Saturday, September 8, 2007

Review – Fireworks

September 8, 2007

Fireworks - Japan, 1997

Nishi is a man of few words. Perhaps there are no words to describe how he feels, having lost a son already and losing a wife slowly to leukemia. Adding to his miseries is the memory of seeing two of his fellow police officers shot in front of him after he failed to subdue a suspect, as well as the recent shooting of his long-time partner Horibe, who is now confined to a wheelchair. Nishi is prone to attacks of violence that are simultaneously humorous and terrifying.

Nishi is, however, a broken man, weakened in power by his retirement, undermined in influence because of his financial difficulties, and completely incapable of saving his dying wife. His wife’s doctor advises him to take his wife on a trip and help her relax, but in order to do so, he must have money, and he is already in debt with the Yakuza, perhaps because of his wife’s hospital bills. His remedy for this simultaneously shows how low he has sunk and how determined he is.

It could be said that Fireworks is two movies. The first half is about Nishi and the multiple worlds that he inhabits as policeman, husband, friend, and borrower; the second focuses more on his role as a husband. His trip with his wife is peaceful but eerily quiet. In addition, it is not romantic. At one point, Nishi’s wife takes his arm as they are going to take a picture, but the move startles Nishi, and he pulls his arm away suddenly, removing his wife’s smile while simultaneously physically distancing them. In another scene, Nishi’s wife has her picture taken by a professional photographer; her husband just watches from a distance. However, distance cannot change fate, and fate is chasing him in the form of police, gangsters, and death. The further he goes from the city, the more the audience realizes he can never go back, and perhaps he never intends to.

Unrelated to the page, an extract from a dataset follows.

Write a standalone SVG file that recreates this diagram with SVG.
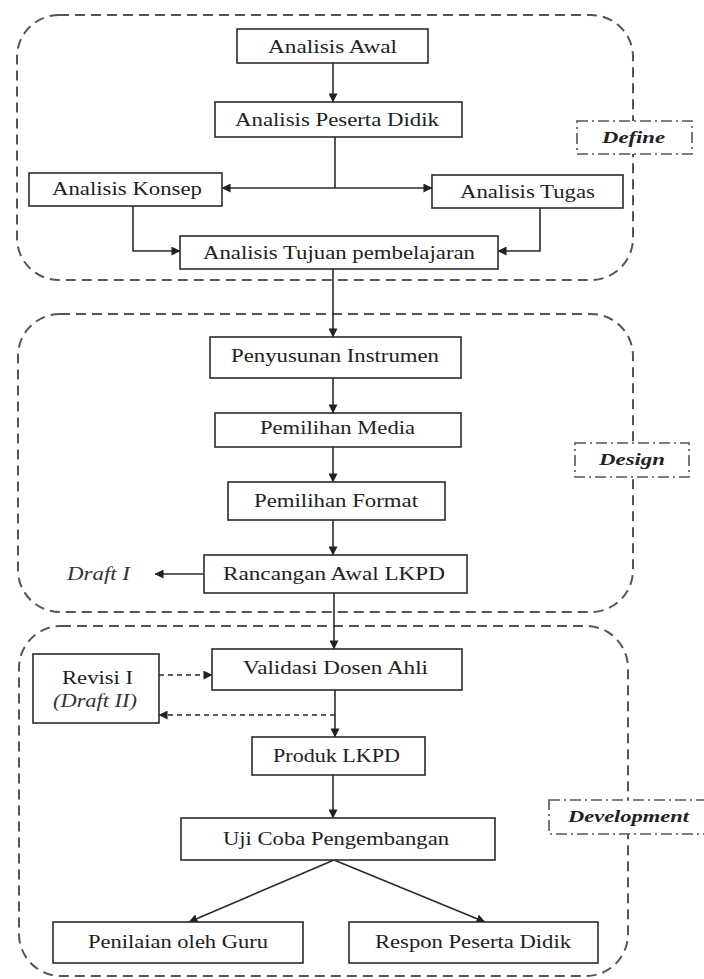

Fireworks is a subtle, quiet film, and people expecting a film like Boiling Point may be put off by its slow pace, but those willing to stick it out will not be sorry that they did.

Fireworks was written and directed by Kitano "Beat" Takeshi, who also wrote and directed A Scene at the Sea and 2003's The Blind Swordsman: Zatoichi.

4 stars

Firworks was released on DVD in the United States by New Yorker Films and has English subtitles.